-------- MATERIAL PROVIDED --------

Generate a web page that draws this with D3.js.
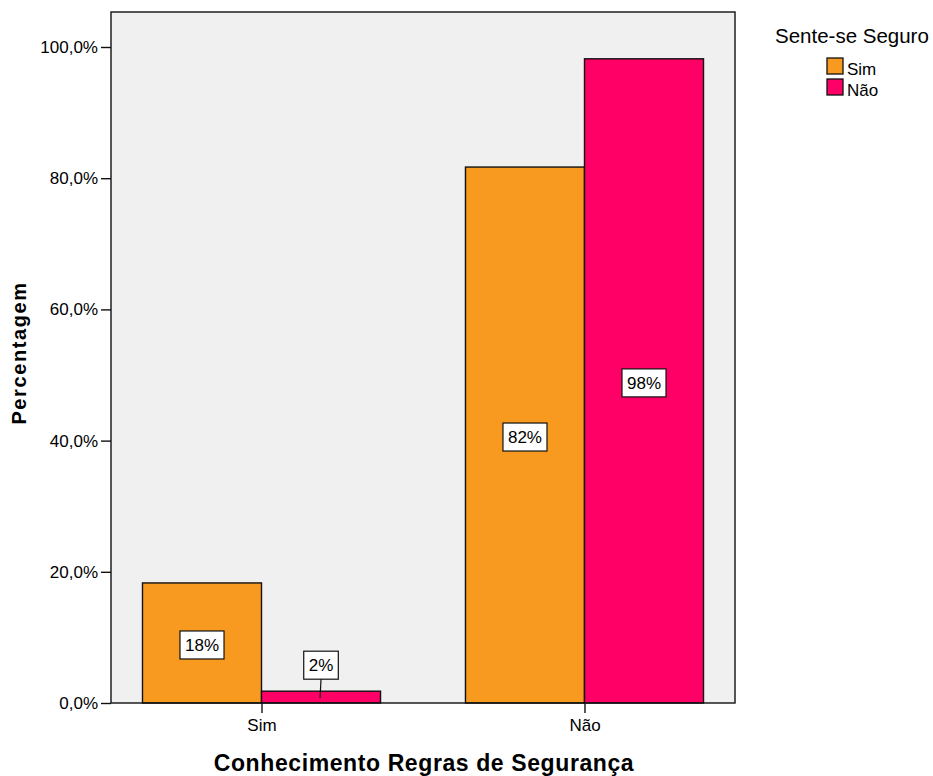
<!DOCTYPE html>
<html>
<head>
<meta charset="utf-8">
<script src="https://cdn.jsdelivr.net/npm/d3@7"></script>
<style>
html, body { margin: 0; padding: 0; background: #fff; }
svg { display: block; font-family: "Liberation Sans", Arial, sans-serif; }
</style>
</head>
<body>
<svg id="chart" width="933" height="776"></svg>
<script>
// Data
const categories = ["Sim", "Não"];            // Conhecimento Regras de Segurança
const seriesNames = ["Sim", "Não"];           // Sente-se Seguro
const seriesSim = [18.3, 81.7];
const seriesNao = [1.8, 98.2];
const labelsSim = ["18%", "82%"];
const labelsNao = ["2%", "98%"];
const yTicks = [0, 20, 40, 60, 80, 100];
const yTickLabels = ["0,0%", "20,0%", "40,0%", "60,0%", "80,0%", "100,0%"];
const colors = ["#F89A1F", "#FF0066"];

const svg = d3.select("#chart");
const frame = { left: 111, right: 735, top: 12 };

const y = d3.scaleLinear().domain([0, 100]).range([703, 47]);
const x0 = d3.scaleBand().domain(categories).range([frame.left, frame.right])
  .paddingInner(0.263).paddingOuter(0.0975);
const x1 = d3.scaleBand().domain(seriesNames).range([0, x0.bandwidth()]).padding(0);

// plot background
svg.append("rect")
  .attr("x", frame.left).attr("y", frame.top)
  .attr("width", frame.right - frame.left).attr("height", y(0) - frame.top)
  .attr("fill", "#F0F0F0");

const data = categories.map((c, i) => ({
  cat: c,
  vals: [
    { s: seriesNames[0], v: seriesSim[i], lab: labelsSim[i], col: colors[0] },
    { s: seriesNames[1], v: seriesNao[i], lab: labelsNao[i], col: colors[1] }
  ]
}));

const g = svg.append("g");
const groups = g.selectAll("g.grp").data(data).join("g")
  .attr("transform", d => `translate(${x0(d.cat)},0)`);

groups.selectAll("rect").data(d => d.vals).join("rect")
  .attr("x", d => x1(d.s))
  .attr("y", d => y(d.v))
  .attr("width", x1.bandwidth())
  .attr("height", d => y(0) - y(d.v))
  .attr("fill", d => d.col)
  .attr("stroke", "#111")
  .attr("stroke-width", 1.4);

// frame
svg.append("rect")
  .attr("x", frame.left).attr("y", frame.top)
  .attr("width", frame.right - frame.left).attr("height", y(0) - frame.top)
  .attr("fill", "none").attr("stroke", "#111").attr("stroke-width", 1.4);

// value labels
groups.each(function(d) {
  const gg = d3.select(this);
  d.vals.forEach(v => {
    const cx = x1(v.s) + x1.bandwidth() / 2;
    const barH = y(0) - y(v.v);
    const small = barH < 34;
    const cy = small ? y(v.v) - 26 : (y(v.v) + y(0)) / 2 + 2;
    const lbl = gg.append("g");
    const t = lbl.append("text")
      .attr("x", cx).attr("y", cy + 6)
      .attr("text-anchor", "middle")
      .attr("font-size", 17)
      .attr("fill", "#000")
      .text(v.lab);
    const w = t.node().getComputedTextLength() + 10;
    lbl.insert("rect", "text")
      .attr("x", cx - w / 2).attr("y", cy - 14)
      .attr("width", w).attr("height", 28)
      .attr("fill", "#fff").attr("stroke", "#111").attr("stroke-width", 1.2);
    if (small) {
      lbl.append("line")
        .attr("x1", cx).attr("x2", cx - 1)
        .attr("y1", cy + 14).attr("y2", (y(v.v) + y(0)) / 2 + 1)
        .attr("stroke", "#111").attr("stroke-width", 1.2);
    }
  });
});

// y axis
const yAxis = d3.axisLeft(y).tickValues(yTicks)
  .tickFormat((d, i) => yTickLabels[i]).tickSize(10).tickPadding(3);
const ya = svg.append("g").attr("transform", `translate(${frame.left},0)`).call(yAxis);
ya.select(".domain").remove();
ya.selectAll(".tick line").attr("stroke", "#111").attr("stroke-width", 1.4);
ya.selectAll(".tick text").attr("font-size", 17).attr("fill", "#000")
  .attr("font-family", "Liberation Sans, Arial, sans-serif");

// x axis
const xAxis = d3.axisBottom(d3.scalePoint().domain(categories)
  .range([x0(categories[0]) + x0.bandwidth() / 2, x0(categories[1]) + x0.bandwidth() / 2]))
  .tickSize(10).tickPadding(6);
const xa = svg.append("g").attr("transform", `translate(0,${y(0)})`).call(xAxis);
xa.select(".domain").remove();
xa.selectAll(".tick line").attr("stroke", "#111").attr("stroke-width", 1.4);
xa.selectAll(".tick text").attr("font-size", 17).attr("fill", "#000")
  .attr("font-family", "Liberation Sans, Arial, sans-serif");

// axis titles
svg.append("text")
  .attr("x", 424).attr("y", 771)
  .attr("text-anchor", "middle")
  .attr("font-size", 23).attr("font-weight", "bold")
  .attr("letter-spacing", 0.6)
  .text("Conhecimento Regras de Segurança");

svg.append("text")
  .attr("transform", "translate(26,353) rotate(-90)")
  .attr("text-anchor", "middle")
  .attr("font-size", 20).attr("font-weight", "bold")
  .attr("letter-spacing", 1.6)
  .text("Percentagem");

// legend
svg.append("text")
  .attr("x", 775).attr("y", 43)
  .attr("font-size", 20.5)
  .text("Sente-se Seguro");

const leg = svg.append("g").selectAll("g").data(seriesNames).join("g")
  .attr("transform", (d, i) => `translate(827,${58 + i * 21})`);
leg.append("rect").attr("width", 16).attr("height", 16)
  .attr("fill", (d, i) => colors[i]).attr("stroke", "#111").attr("stroke-width", 1.3);
leg.append("text").attr("x", 20).attr("y", 17)
  .attr("font-size", 17).text(d => d);
</script>
</body>
</html>
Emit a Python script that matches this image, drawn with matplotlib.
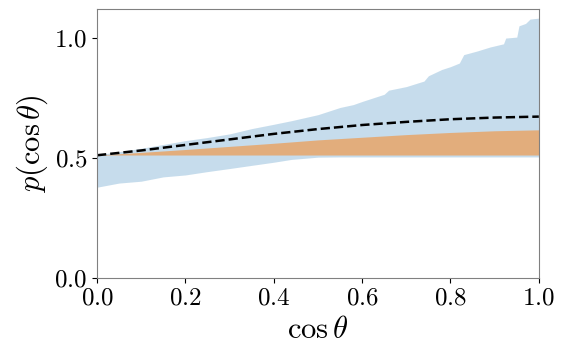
import matplotlib

matplotlib.use("Agg")
import matplotlib.pyplot as plt
import numpy as np

plt.rcParams["font.family"] = "serif"
plt.rcParams["font.serif"] = ["cmr10"]
plt.rcParams["mathtext.fontset"] = "cm"
plt.rcParams["axes.formatter.use_mathtext"] = True

# %% Data
band_x = [0.0, 0.05, 0.1, 0.15, 0.2, 0.25, 0.3, 0.35, 0.4, 0.44, 0.5, 0.55, 0.58,
          0.6, 0.65, 0.66, 0.7, 0.74, 0.75, 0.78, 0.8, 0.82, 0.83, 0.86, 0.89, 0.92,
          0.925, 0.95, 0.955, 0.97, 0.98, 1.0]
band_hi = [0.513, 0.526, 0.540, 0.556, 0.572, 0.585, 0.600, 0.622, 0.64, 0.655, 0.68,
           0.71, 0.722, 0.735, 0.765, 0.782, 0.797, 0.82, 0.842, 0.868, 0.88, 0.895, 0.93,
           0.945, 0.962, 0.975, 0.999, 1.003, 1.05, 1.06, 1.078, 1.082]

low_x = [0.0, 0.02, 0.06, 0.1, 0.135, 0.16, 0.2, 0.25, 0.286, 0.346, 0.38, 0.4, 0.42,
         0.474, 0.5, 0.55, 1.0]
band_lo = [0.378, 0.39, 0.397, 0.403, 0.415, 0.425, 0.429, 0.443, 0.452, 0.468, 0.476,
           0.482, 0.49, 0.500, 0.503, 0.504, 0.504]

curve_x = [0.0, 0.1, 0.2, 0.3, 0.4, 0.5, 0.6, 0.7, 0.8, 0.9, 1.0]
orange_lo = [0.512, 0.512, 0.512, 0.512, 0.512, 0.512, 0.512, 0.512, 0.512, 0.512, 0.512]
orange_hi = [0.512, 0.523, 0.535, 0.548, 0.561, 0.575, 0.586, 0.597, 0.606, 0.613, 0.617]
dashed = [0.511, 0.531, 0.554, 0.577, 0.600, 0.620, 0.637, 0.650, 0.661, 0.668, 0.672]

# lower edge of the blue band on the same grid as the upper edge
band_lo_on_x = np.interp(band_x, low_x, band_lo)

# %% Figure
fig = plt.figure(figsize=(5.69, 3.57), dpi=100)
ax = fig.add_axes([0.1705, 0.2213, 0.7765, 0.7535])

ax.fill_between(band_x, band_lo_on_x, band_hi, color="tab:blue", alpha=0.25, lw=0)
ax.fill_between(curve_x, orange_lo, orange_hi, color="tab:orange", alpha=0.5, lw=0)
ax.plot(curve_x, dashed, "k--", lw=1.8)

ax.set_xlim(0, 1)
ax.set_ylim(0, 1.12)
ax.set_xticks([0, 0.2, 0.4, 0.6, 0.8, 1.0])
ax.set_yticks([0, 0.5, 1.0])
ax.tick_params(labelsize=18)
for s in ax.spines.values():
    s.set_color("gray")
ax.set_xlabel(r"$\cos\theta$", fontsize=22, labelpad=5)
ax.set_ylabel(r"$p(\cos\theta)$", fontsize=22, labelpad=3)

fig.savefig("out.png", dpi=100)
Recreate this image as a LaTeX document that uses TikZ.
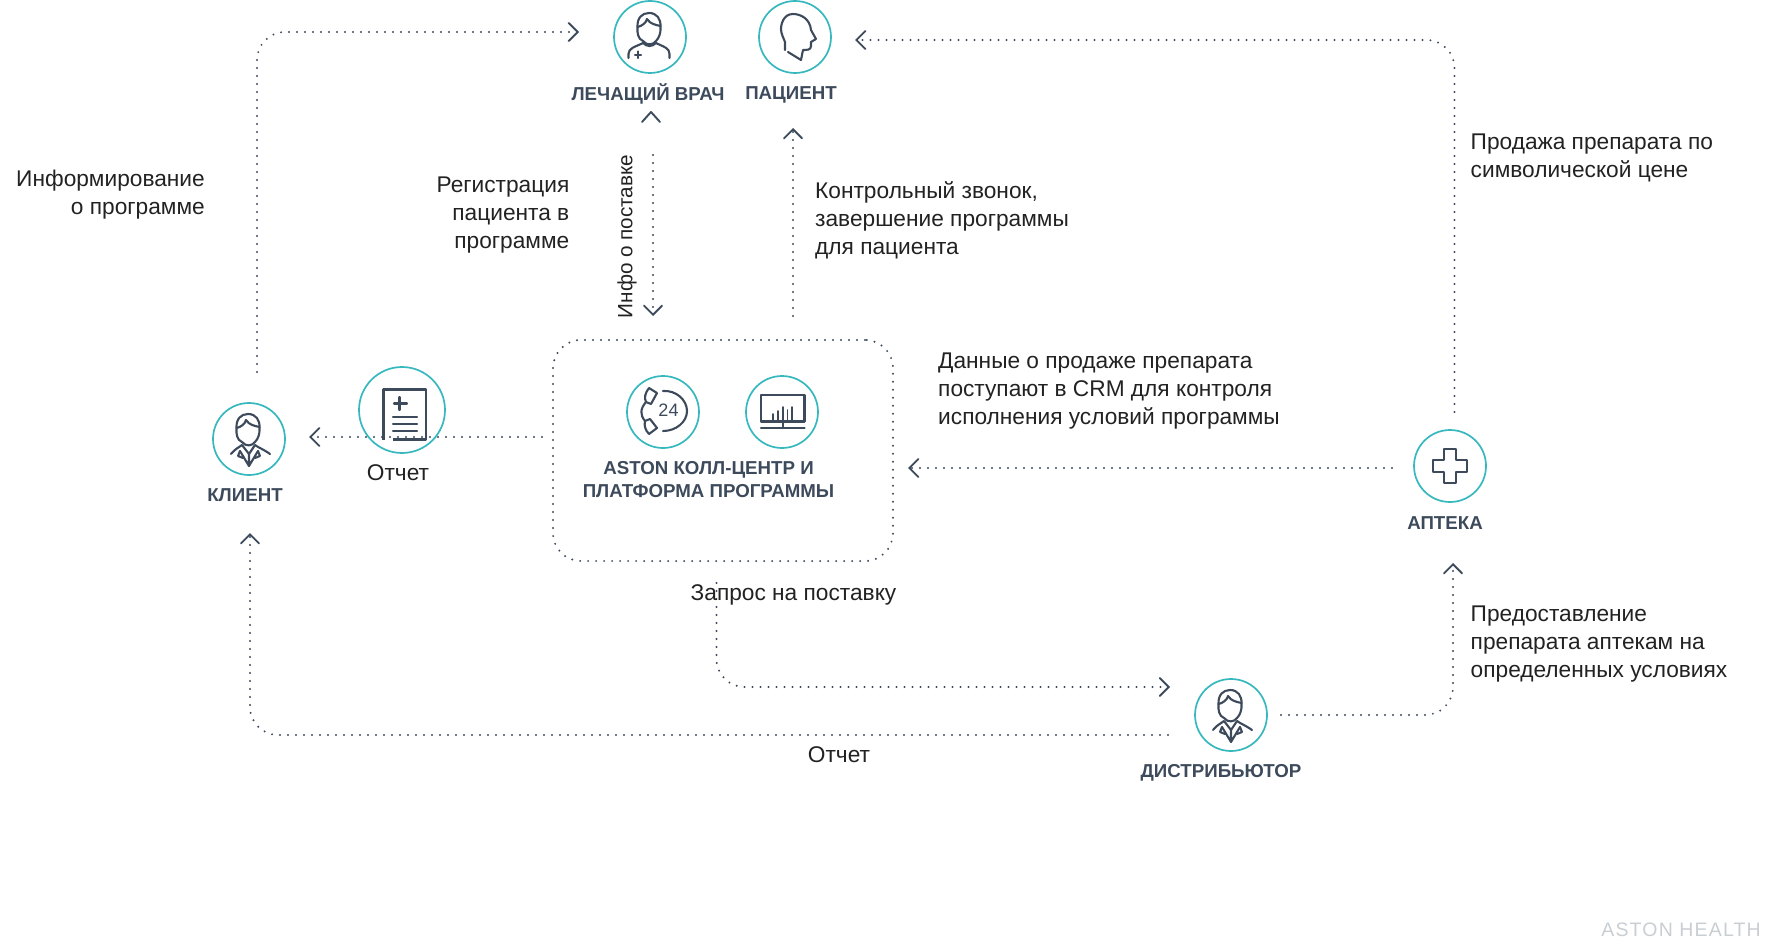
\documentclass[tikz,border=0pt]{standalone}
\usepackage{fontspec}
\setmainfont{Liberation Sans}
\usetikzlibrary{arrows.meta}
\definecolor{ink}{HTML}{3D4A5B}
\definecolor{teal2}{HTML}{36B8BE}
\definecolor{txt}{HTML}{222222}
\definecolor{wm}{HTML}{C9CED3}
\tikzset{
  ring/.style={circle,draw=teal2,line width=1.7pt,minimum size=72pt,inner sep=0pt},
  bigring/.style={ring,minimum size=86pt},
  dots/.style={draw=ink,line width=2.2pt,line cap=round,dash pattern=on 0pt off 8pt},
  flow/.style={dots,rounded corners=28pt,-{Straight Barb[length=9pt,width=18pt,line width=1.9pt,line cap=round]}},
  centrebox/.style={dots,rectangle,rounded corners=28pt,minimum width=340pt,minimum height=221pt,inner sep=0pt},
  role/.style={font=\fontsize{18.7}{23}\selectfont\bfseries,text=ink,inner sep=0pt,align=center},
  note/.style={font=\fontsize{22.7}{28}\selectfont,text=txt,inner sep=0pt},
  glyph/.style={draw=ink,line width=2.1pt,line cap=round,line join=round},
  faceicon/.pic={
    \draw[glyph] (-7,4) .. controls (-12,2) and (-13,-4) .. (-12.5,-10) .. controls (-13,-19) and (-8,-24) .. (-1,-24) .. controls (7,-24) and (11,-18) .. (10.5,-10) .. controls (11,-4) and (9,1) .. (6,4) .. controls (3,8) and (-3,9) .. (-7,4) -- cycle;
    \draw[glyph] (-12.5,-10) .. controls (-8,-11) and (-4,-14) .. (-3,-18) .. controls (0,-13) and (6,-12) .. (10.5,-11);
  },
  doctoricon/.pic={
    \pic {faceicon};
    \draw[glyph] (-21.5,21) -- (-21.5,17) .. controls (-21.5,11) and (-15,10) .. (-7,6);
    \draw[glyph] (19.5,21) -- (19.5,17) .. controls (19.5,11) and (14,10) .. (6,6);
    \draw[glyph] (-7,6) .. controls (-3,10) and (2,10) .. (6,6);
    \draw[glyph] (-12,14.5) -- (-12,21) (-15,18) -- (-9,18);
  },
  suiticon/.pic={
    \pic[yshift=1pt] {faceicon};
    \draw[glyph] (-18,15) .. controls (-14,10) and (-11,9) .. (-7,6) -- (0,15) -- (6,6) .. controls (10,9) and (14,10) .. (21,15);
    \draw[glyph] (-9,12) -- (0,27) -- (9,12) (0,15) -- (0,25);
    \draw[glyph] (-9,12) -- (-11,17) -- (-6,19);
    \draw[glyph] (9,12) -- (11,17) -- (6,19);
  },
  headicon/.pic={
    \draw[glyph] (-7,15) -- (6,23) -- (8,13) .. controls (12,13) and (16,13) .. (16,9) -- (16,5) -- (21,2) -- (16,-7) .. controls (15,-18) and (6,-23) .. (-2,-23) .. controls (-12,-23) and (-14,-12) .. (-14,-8) .. controls (-14,-3) and (-11,2) .. (-10,5) -- (-10,13);
  },
  reporticon/.pic={
    \draw[glyph,line cap=butt] (-18.5,30) -- (-18.5,-20.5) -- (24,-20.5) -- (24,29.5) -- (-9,29.5);
    \draw[glyph] (-8,-6.5) -- (5,-6.5) (-2.5,-13) -- (-2.5,0);
    \draw[glyph] (-9,7) -- (15,7) (-9,14) -- (15,14) (-9,21) -- (15,21);
  },
  callicon/.pic={
    \draw[glyph] (0,-21) .. controls (13,-22) and (24,-12) .. (24,-1) .. controls (24,10) and (13,19) .. (0,19);
    \draw[glyph] (-14,-24) -- (-6,-19) -- (-12,-8) -- (-17,-10) .. controls (-19,-14) and (-18,-19) .. (-14,-24) -- cycle;
    \draw[glyph] (-14,22) -- (-6,16) -- (-13,7) -- (-18,9) .. controls (-19,13) and (-18,18) .. (-14,22) -- cycle;
    \draw[glyph] (-17,-10) .. controls (-23,-3) and (-23,3) .. (-18,9);
    \node[font=\fontsize{18}{18}\selectfont,text=ink,inner sep=0pt] at (5.5,-2) {24};
  },
  screenicon/.pic={
    \draw[glyph] (-21,9.5) -- (-21,-17) -- (22.5,-17) -- (22.5,9.5) -- cycle;
    \draw[glyph] (1,9.5) -- (1,16) (-21,16) -- (22.5,16);
    \draw[glyph,line width=1.7pt] (-9,9) -- (-9,2) (-4,9) -- (-4,-1) (1,9) -- (1,-5) (5.5,9) -- (5.5,-2) (10,9) -- (10,-5);
  },
  crossicon/.pic={
    \draw[glyph] (-5.8,-17) -- (5.8,-17) -- (5.8,-5.8) -- (17,-5.8) -- (17,5.8) -- (5.8,5.8) -- (5.8,17) -- (-5.8,17) -- (-5.8,5.8) -- (-17,5.8) -- (-17,-5.8) -- (-5.8,-5.8) -- cycle;
  },
}
\begin{document}
\begin{tikzpicture}[x=1pt,y=-1pt]
\useasboundingbox (0,0) rectangle (1771,952);
% nodes
\node[ring] (doctor) at (650,37) {};
\node[ring] (patient) at (795,37) {};
\node[ring] (client) at (249,439) {};
\node[bigring] (report) at (402,410) {};
\node[ring] (call) at (663,412) {};
\node[ring] (screen) at (782,412) {};
\node[ring] (distrib) at (1231,715) {};
\node[ring] (pharmacy) at (1450,466) {};
\node[centrebox] (hub) at (723,450.5) {};
% icons
\pic at (doctor) {doctoricon};
\pic at (patient) {headicon};
\pic at (client) {suiticon};
\pic at (distrib) {suiticon};
\pic at (report) {reporticon};
\pic at (call) {callicon};
\pic at (screen) {screenicon};
\pic at (pharmacy) {crossicon};
% free ends
\coordinate (a1) at (257,372);
\coordinate (a1c) at (257,32);
\coordinate (a1e) at (579,32);
\coordinate (a2) at (1454.5,412);
\coordinate (a2c) at (1454.5,40);
\coordinate (a2e) at (855,40);
\coordinate (a3) at (793,316);
\coordinate (a3e) at (793,128);
\coordinate (a4) at (653,155);
\coordinate (a4e) at (653,316);
\coordinate (a5) at (542,437);
\coordinate (a5e) at (309,437);
\coordinate (a6) at (1392,468);
\coordinate (a6e) at (908,468);
\coordinate (a7) at (716.5,583);
\coordinate (a7c) at (716.5,687);
\coordinate (a7e) at (1170,687);
\coordinate (a8) at (1168,735);
\coordinate (a8c) at (250,735);
\coordinate (a8e) at (250,533);
\coordinate (a9) at (1281,715);
\coordinate (a9c) at (1453,715);
\coordinate (a9e) at (1453,563);
% connectors
\draw[flow] (a1) -- (a1c) -- (a1e);
\draw[flow] (a2) -- (a2c) -- (a2e);
\draw[flow] (a3) -- (a3e);
\draw[flow] (a4) -- (a4e);
\draw[flow] (a5) -- (a5e);
\draw[flow] (a6) -- (a6e);
\draw[flow] (a7) -- (a7c) -- (a7e);
\draw[flow] (a8) -- (a8c) -- (a8e);
\draw[flow] (a9) -- (a9c) -- (a9e);
\draw[draw=ink,line width=1.9pt,line cap=round,line join=round] (642,122) -- (651,112) -- (660,122);
% role labels
\node[role] (ldoctor) at (648,94) {ЛЕЧАЩИЙ ВРАЧ};
\node[role] (lpatient) at (791,95) {ПАЦИЕНТ};
\node[role] (lclient) at (245,495) {КЛИЕНТ};
\node[role] (lhub) at (708.5,479.5) {ASTON КОЛЛ-ЦЕНТР И\\ПЛАТФОРМА ПРОГРАММЫ};
\node[role] (ldistrib) at (1221,773) {ДИСТРИБЬЮТОР};
\node[role] (lpharm) at (1445,523) {АПТЕКА};
% notes
\node[note,anchor=east,align=right] (n1) at (205,194.5) {Информирование\\о программе};
\node[note,anchor=east,align=right] (n2) at (569.5,215.5) {Регистрация\\пациента в\\программе};
\node[note,anchor=west,align=left] (n3) at (815,220) {Контрольный звонок,\\завершение программы\\для пациента};
\node[note,anchor=west,align=left] (n4) at (1470.5,158) {Продажа препарата по\\символической цене};
\node[note,anchor=west,align=left] (n5) at (938,391.5) {Данные о продаже препарата\\поступают в CRM для контроля\\исполнения условий программы};
\node[note,anchor=west,align=left] (n6) at (1470.5,644.5) {Предоставление\\препарата аптекам на\\определенных условиях};
\node[note] (n7) at (793.5,594.5) {Запрос на поставку};
\node[note] (n8) at (839,755) {Отчет};
\node[note] (n9) at (398,473) {Отчет};
\node[note,rotate=90,font=\fontsize{20.7}{24}\selectfont] (n10) at (627,236.5) {Инфо о поставке};
\node[font=\fontsize{19.5}{24}\selectfont,text=wm,inner sep=0pt,anchor=east] (wmark) at (1761,930) {\addfontfeature{LetterSpace=6}ASTON HEALTH};
\end{tikzpicture}
\end{document}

--------

> WHAT YOU WILL DO:
Repeat only what lies between the start of the data and the end of the line containing "735, top: 12", exactly, with pictures left out.

> FINAL RESULT:
Generate a web page that draws this with D3.js.
<!DOCTYPE html>
<html>
<head>
<meta charset="utf-8">
<script src="https://cdn.jsdelivr.net/npm/d3@7"></script>
<style>
html, body { margin: 0; padding: 0; background: #fff; }
svg { display: block; font-family: "Liberation Sans", Arial, sans-serif; }
</style>
</head>
<body>
<svg id="chart" width="933" height="776"></svg>
<script>
// Data
const categories = ["Sim", "Não"];            // Conhecimento Regras de Segurança
const seriesNames = ["Sim", "Não"];           // Sente-se Seguro
const seriesSim = [18.3, 81.7];
const seriesNao = [1.8, 98.2];
const labelsSim = ["18%", "82%"];
const labelsNao = ["2%", "98%"];
const yTicks = [0, 20, 40, 60, 80, 100];
const yTickLabels = ["0,0%", "20,0%", "40,0%", "60,0%", "80,0%", "100,0%"];
const colors = ["#F89A1F", "#FF0066"];

const svg = d3.select("#chart");
const frame = { left: 111, right: 735, top: 12 };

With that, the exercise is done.